Can we make art after we die? What are the possible media for an art of the afterlife? To consider the possibility seriously is not to revisit work that deals with grief and dying, or with the mere representation of the afterlife. It is not to ask the disenchanted to return to the open arms of the Church. But it does require that we reexamine the limits around our ideas of transformation; it does require that we parse “the secular” as the background code that determines the parameters for many of our activities and assumptions.
Whatever our private beliefs today, the secular code—or the “Secular Age,” to use Canadian philosopher Charles Taylor’s better-known designation—forces us into this consciousness, this disposition: we believe we are, in some real sense, going to die. Of course, everyone in every other age had a similar intuition, but not the same experience of it. This difference hinges on orientations towards the afterlife. (It is crucial to emphasize that, unlike secularist interpretations of them, doctrines of the afterlife do not deny death; death is precisely their condition of possibility. It’s what happens afterwards that is the real issue.)

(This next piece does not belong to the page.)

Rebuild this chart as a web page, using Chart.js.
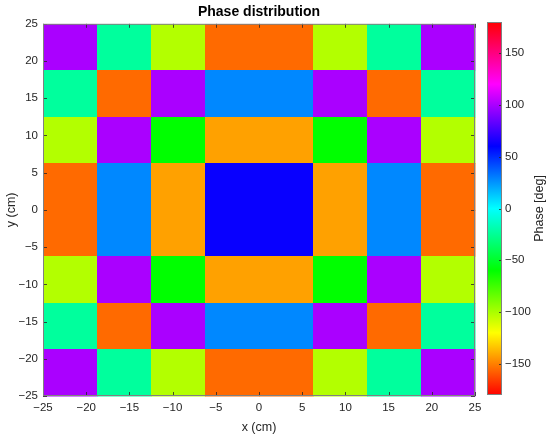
<!DOCTYPE html>
<html>
<head>
<meta charset="utf-8">
<script src="https://cdn.jsdelivr.net/npm/chart.js@4.4.1/dist/chart.umd.min.js"></script>
<style>
  body { margin: 0; background: #fff; }
  #wrap { position: relative; width: 550px; height: 438px; }
  #wrap canvas { position: absolute; left: 0; top: 0; }
  #cbar { pointer-events: none; }
</style>
</head>
<body>
<div id="wrap">
  <canvas id="map" width="550" height="438"></canvas>
  <canvas id="cbar" width="550" height="438"></canvas>
</div>
<script>
// cell edges (cm), 8 x 8 grid
const xEdges = [-25, -18.75, -12.5, -6.25, 0, 6.25, 12.5, 18.75, 25];
const yEdges = [25, 18.75, 12.5, 6.25, 0, -6.25, -12.5, -18.75, -25];
const axisTicks = [-25, -20, -15, -10, -5, 0, 5, 10, 15, 20, 25];
const cbarTicks = [-150, -100, -50, 0, 50, 100, 150];

// phase in degrees, rows listed top (y = 25) to bottom
const row1 = [100, -23, -102, -155, -155, -102, -23, 100];
const row2 = [-23, -155, 100, 28, 28, 100, -155, -23];
const row3 = [-102, 100, -60, -142, -142, -60, 100, -102];
const row4 = [-155, 28, -142, 62, 62, -142, 28, -155];
const row5 = [-155, 28, -142, 62, 62, -142, 28, -155];
const row6 = [-102, 100, -60, -142, -142, -60, 100, -102];
const row7 = [-23, -155, 100, 28, 28, 100, -155, -23];
const row8 = [100, -23, -102, -155, -155, -102, -23, 100];
const phaseRows = [row1, row2, row3, row4, row5, row6, row7, row8];

const textColor = '#262626';
const fontFamily = '"Liberation Sans", Arial, sans-serif';

// hsv colormap spanning -180..180 deg
function phaseColor(v) {
    const h = ((v + 180) / 360) * 360;
    return `hsl(${h}, 100%, 50%)`;
}

function minus(v) {
    return String(v).replace('-', '\u2212');
}

const heatmapPlugin = {
    id: 'heatmap',
    beforeDatasetsDraw(chart) {
        const { ctx, scales: { x, y } } = chart;
        ctx.save();
        phaseRows.forEach((row, i) => {
            row.forEach((val, j) => {
                const x0 = Math.round(x.getPixelForValue(xEdges[j]));
                const x1 = Math.round(x.getPixelForValue(xEdges[j + 1]));
                const y0 = Math.round(y.getPixelForValue(yEdges[i]));
                const y1 = Math.round(y.getPixelForValue(yEdges[i + 1]));
                ctx.fillStyle = phaseColor(val);
                ctx.fillRect(x0, y0, x1 - x0 + 0.5, y1 - y0 + 0.5);
            });
        });
        ctx.restore();
    },
    afterDraw(chart) {
        const { ctx, chartArea: a, scales: { x, y } } = chart;
        ctx.save();
        ctx.strokeStyle = textColor;
        ctx.lineWidth = 0.8;
        ctx.beginPath();
        axisTicks.forEach(t => {
            const px = Math.round(x.getPixelForValue(t)) + 0.5;
            ctx.moveTo(px, a.bottom); ctx.lineTo(px, a.bottom - 4);
            ctx.moveTo(px, a.top); ctx.lineTo(px, a.top + 4);
            const py = Math.round(y.getPixelForValue(t)) + 0.5;
            ctx.moveTo(a.left, py); ctx.lineTo(a.left + 4, py);
            ctx.moveTo(a.right, py); ctx.lineTo(a.right - 4, py);
        });
        ctx.stroke();
        ctx.strokeStyle = '#808080';
        ctx.lineWidth = 1;
        ctx.strokeRect(a.left + 0.5, a.top + 0.5, a.right - a.left - 1, a.bottom - a.top - 1);
        ctx.restore();
    }
};

new Chart(document.getElementById('map'), {
    type: 'scatter',
    data: { datasets: [] },
    options: {
        responsive: false,
        animation: false,
        layout: { padding: { left: 0, right: 75, top: 0, bottom: 0 } },
        plugins: {
            legend: { display: false },
            tooltip: { enabled: false },
            title: {
                display: true,
                text: 'Phase distribution',
                fullSize: false,
                color: '#000',
                font: { family: fontFamily, size: 14, weight: 'bold' },
                padding: { top: 4, bottom: 3 }
            }
        },
        scales: {
            x: {
                type: 'linear',
                min: -25,
                max: 25,
                afterBuildTicks: s => { s.ticks = axisTicks.map(v => ({ value: v })); },
                afterFit: s => { s.height = 42; },
                grid: { display: false, drawTicks: false },
                border: { display: false },
                ticks: {
                    color: textColor,
                    padding: 5,
                    maxRotation: 0,
                    font: { family: fontFamily, size: 11.5 },
                    callback: v => minus(v)
                },
                title: {
                    display: true,
                    text: 'x (cm)',
                    color: textColor,
                    padding: { top: 1, bottom: 3 },
                    font: { family: fontFamily, size: 12.5 }
                }
            },
            y: {
                type: 'linear',
                min: -25,
                max: 25,
                afterBuildTicks: s => { s.ticks = axisTicks.map(v => ({ value: v })); },
                afterFit: s => { s.width = 43; },
                grid: { display: false, drawTicks: false },
                border: { display: false },
                ticks: {
                    color: textColor,
                    padding: 5,
                    font: { family: fontFamily, size: 11.5 },
                    callback: v => minus(v)
                },
                title: {
                    display: true,
                    text: 'y (cm)',
                    color: textColor,
                    padding: { top: 4, bottom: 0 },
                    font: { family: fontFamily, size: 12.5 }
                }
            }
        }
    },
    plugins: [heatmapPlugin]
});

const colorbarPlugin = {
    id: 'colorbar',
    beforeDatasetsDraw(chart) {
        const { ctx, chartArea: a, scales: { y } } = chart;
        const grad = ctx.createLinearGradient(0, y.getPixelForValue(-180), 0, y.getPixelForValue(180));
        for (let v = -180; v <= 180; v += 10) {
            grad.addColorStop((v + 180) / 360, phaseColor(v));
        }
        ctx.save();
        ctx.fillStyle = grad;
        ctx.fillRect(a.left, a.top, a.right - a.left, a.bottom - a.top);
        ctx.restore();
    },
    afterDraw(chart) {
        const { ctx, chartArea: a, scales: { y } } = chart;
        ctx.save();
        ctx.strokeStyle = textColor;
        ctx.lineWidth = 0.8;
        ctx.beginPath();
        cbarTicks.forEach(t => {
            const py = Math.round(y.getPixelForValue(t)) + 0.5;
            ctx.moveTo(a.right, py); ctx.lineTo(a.right - 3, py);
        });
        ctx.stroke();
        ctx.strokeStyle = '#808080';
        ctx.lineWidth = 1;
        ctx.strokeRect(a.left + 0.5, a.top + 0.5, a.right - a.left - 1, a.bottom - a.top - 1);
        // axis label, reading bottom to top
        ctx.translate(540, (a.top + a.bottom) / 2);
        ctx.rotate(-Math.PI / 2);
        ctx.fillStyle = textColor;
        ctx.font = `12.5px ${fontFamily}`;
        ctx.textAlign = 'center';
        ctx.textBaseline = 'middle';
        ctx.fillText('Phase [deg]', 0, 0);
        ctx.restore();
    }
};

new Chart(document.getElementById('cbar'), {
    type: 'scatter',
    data: { datasets: [] },
    options: {
        responsive: false,
        animation: false,
        layout: { padding: { left: 487, right: 0, top: 22, bottom: 43 } },
        plugins: {
            legend: { display: false },
            tooltip: { enabled: false },
            title: { display: false }
        },
        scales: {
            x: { display: false, min: 0, max: 1 },
            y: {
                type: 'linear',
                position: 'right',
                min: -180,
                max: 180,
                afterBuildTicks: s => { s.ticks = cbarTicks.map(v => ({ value: v })); },
                afterFit: s => { s.width = 48; },
                grid: { display: false, drawTicks: false },
                border: { display: false },
                ticks: {
                    color: textColor,
                    padding: 3,
                    font: { family: fontFamily, size: 11.5 },
                    callback: v => minus(v)
                }
            }
        }
    },
    plugins: [colorbarPlugin]
});
</script>
</body>
</html>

The historian Jacques Le Goff has documented how the invention of purgatory in the ninth century produced a radically new experience by changing the absoluteness of the ending. In those days, judgment came right at the time of death. After mere decades of waffling through life, suddenly you faced the prospect of eternal damnation. That’s tremendous temporal pressure, and the doctrine of purgatory was invented as a sort of release valve. Saints and sinners were sorted out right away, but the rest of us who are a sausage of saint and sinner (to use Charles Simic’s Eastern European formulation) could at least loiter around a while longer and get our surviving family members to intercede on our behalf. Because of what could be done on your behalf by others after you died, you were, in a sense, not done being, or your being was not done with.
In the secular age, the default assumption of finality is not so different from the pre-purgatory version of death, minus the judgment. Some might go to church on Sunday and believe they will end up in heaven, while others might believe they will survive by joining some universal consciousness or Noosphere. But secularism has privatized belief to such an extent that, outside of Sundays, very little of this sort of thinking is institutionalized in wider educational, legal, or state spheres. It is permitted insofar as it is privately held. Even for those who believe in life after death, the possibility of a person remaining active as an agent in this world after his or her death is outside the realm of possibility; their lives are not inflected by either the decisions, desires, and doings of the dead, or their own post-mortem plans.